Information shown:
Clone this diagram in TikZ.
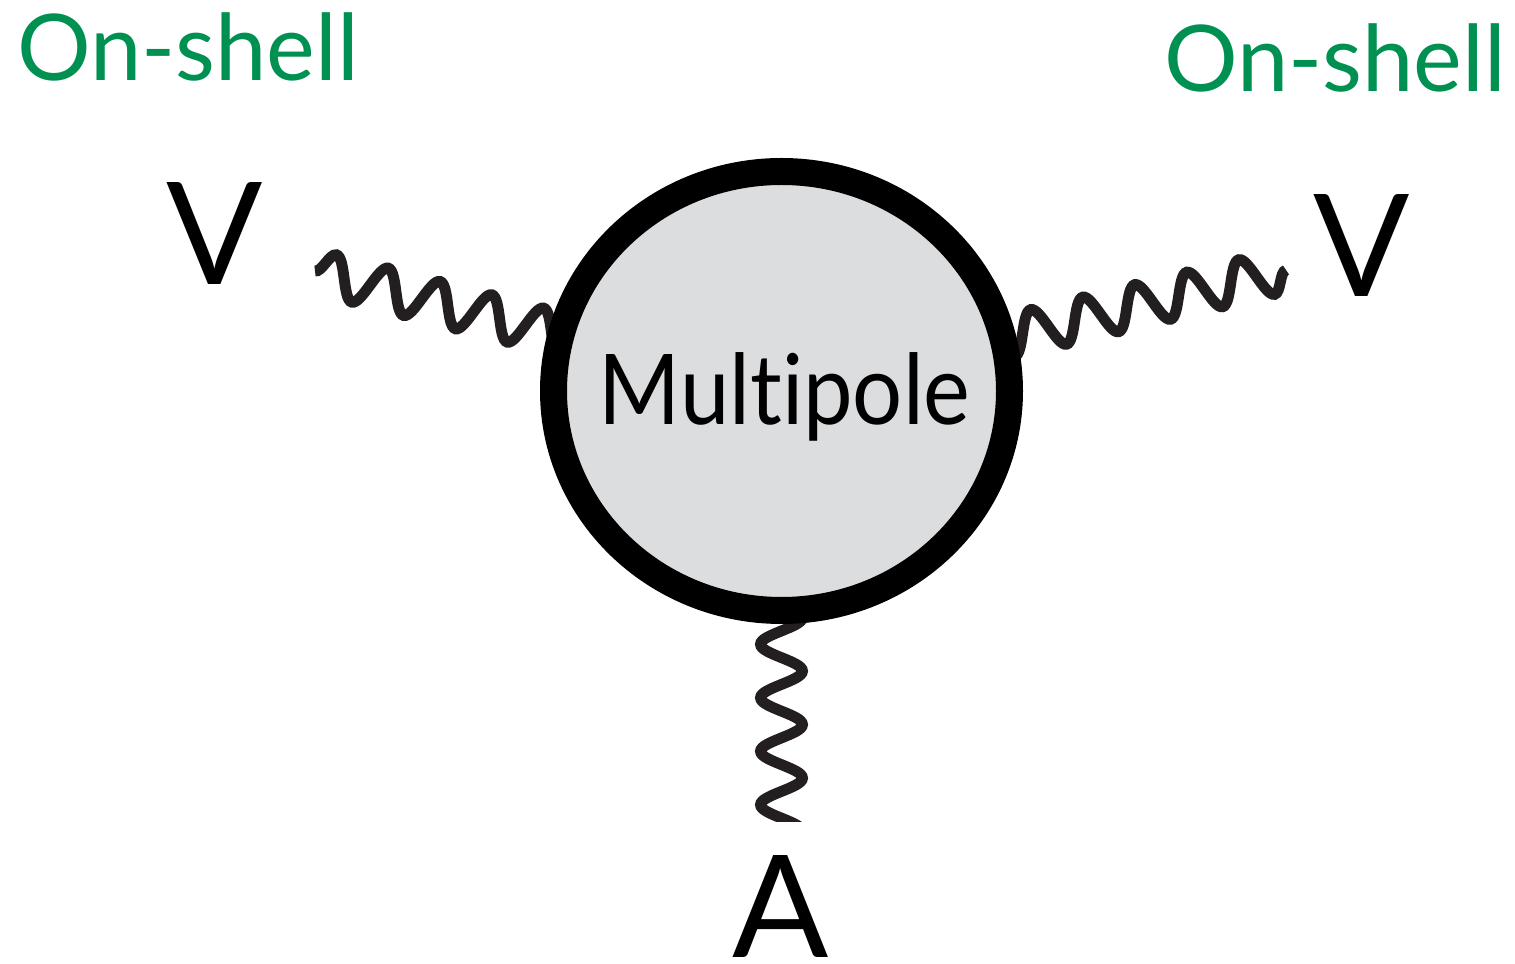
\documentclass[tikz,border=0pt]{standalone}
\usepackage{fontspec}
\setmainfont{Lato}[Ligatures=NoCommon]
\usepackage{xcolor}
\usepackage{graphicx}
\usetikzlibrary{shapes.geometric,decorations.pathmorphing,backgrounds}

\definecolor{shellgreen}{RGB}{0,145,82}
\definecolor{blobgray}{RGB}{220,221,223}
\definecolor{wiggle}{RGB}{35,31,32}

\tikzset{
  blob/.style={ellipse,draw=black,fill=blobgray,line width=0.27cm,
    minimum width=4.56cm,minimum height=4.39cm,inner sep=0pt},
  blobtext/.style={inner sep=0pt,anchor=base,
    font=\fontsize{27.8}{30}\selectfont},
  photon/.style={draw=wiggle,line width=3.1pt,decorate,
    decoration={snake,segment length=0.535cm,amplitude=0.21cm}},
  leg/.style={inner sep=0pt,anchor=base,font=\fontsize{40.5}{44}\selectfont},
  onshell/.style={inner sep=0pt,anchor=base,text=shellgreen,
    font=\fontsize{26.2}{30}\selectfont}
}

\begin{document}
\begin{tikzpicture}
  \useasboundingbox (0,0) rectangle (15.15,9.64);
  % the blob and its three legs
  \node[blob] (m) at (7.815,5.73) {};
  \node[blobtext] (mtext) at ([xshift=0.03cm,yshift=-0.34cm]m.center)
    {\scalebox{0.905}[1]{Multipole}};
  \coordinate (vl) at (3.15,6.93);
  \coordinate (vr) at (12.86,6.94);
  \coordinate (ab) at (7.815,0.89);
  % photons run under the rim; the lower one is cut off flat
  \begin{scope}[on background layer]
    \draw[photon] (vl) -- (m.center);
    \draw[photon] (vr) -- (m.center);
    \clip (0,1.42) rectangle (15.15,9.64);
    \draw[photon] (ab) -- (m.center);
  \end{scope}
  \node[leg] (vltext) at (2.15,6.79) {V};
  \node[leg] (vrtext) at (13.62,6.67) {V};
  \node[leg] (atext) at (7.81,0.06) {A};
  \node[onshell] (shl) at (1.88,8.83) {On-shell};
  \node[onshell] (shr) at (13.35,8.72) {On-shell};
\end{tikzpicture}
\end{document}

What is required:
Leave the pictures out and output the rest of the listing exactly.

Solution:
Clone this diagram in TikZ.
\documentclass[tikz,border=0pt]{standalone}
\usepackage{fontspec}
\setmainfont{Lato}[Ligatures=NoCommon]
\usepackage{xcolor}
\usepackage{graphicx}
\usetikzlibrary{shapes.geometric,decorations.pathmorphing,backgrounds}

\definecolor{shellgreen}{RGB}{0,145,82}
\definecolor{blobgray}{RGB}{220,221,223}
\definecolor{wiggle}{RGB}{35,31,32}

\tikzset{
  blob/.style={ellipse,draw=black,fill=blobgray,line width=0.27cm,
    minimum width=4.56cm,minimum height=4.39cm,inner sep=0pt},
  blobtext/.style={inner sep=0pt,anchor=base,
    font=\fontsize{27.8}{30}\selectfont},
  photon/.style={draw=wiggle,line width=3.1pt,decorate,
    decoration={snake,segment length=0.535cm,amplitude=0.21cm}},
  leg/.style={inner sep=0pt,anchor=base,font=\fontsize{40.5}{44}\selectfont},
  onshell/.style={inner sep=0pt,anchor=base,text=shellgreen,
    font=\fontsize{26.2}{30}\selectfont}
}

\begin{document}
\begin{tikzpicture}
  \useasboundingbox (0,0) rectangle (15.15,9.64);
  % the blob and its three legs
  \node[blob] (m) at (7.815,5.73) {};
  \node[blobtext] (mtext) at ([xshift=0.03cm,yshift=-0.34cm]m.center)
    {\scalebox{0.905}[1]{Multipole}};
  \coordinate (vl) at (3.15,6.93);
  \coordinate (vr) at (12.86,6.94);
  \coordinate (ab) at (7.815,0.89);
  % photons run under the rim; the lower one is cut off flat
  \begin{scope}[on background layer]
    \draw[photon] (vl) -- (m.center);
    \draw[photon] (vr) -- (m.center);
    \clip (0,1.42) rectangle (15.15,9.64);
    \draw[photon] (ab) -- (m.center);
  \end{scope}
  \node[leg] (vltext) at (2.15,6.79) {V};
  \node[leg] (vrtext) at (13.62,6.67) {V};
  \node[leg] (atext) at (7.81,0.06) {A};
  \node[onshell] (shl) at (1.88,8.83) {On-shell};
  \node[onshell] (shr) at (13.35,8.72) {On-shell};
\end{tikzpicture}
\end{document}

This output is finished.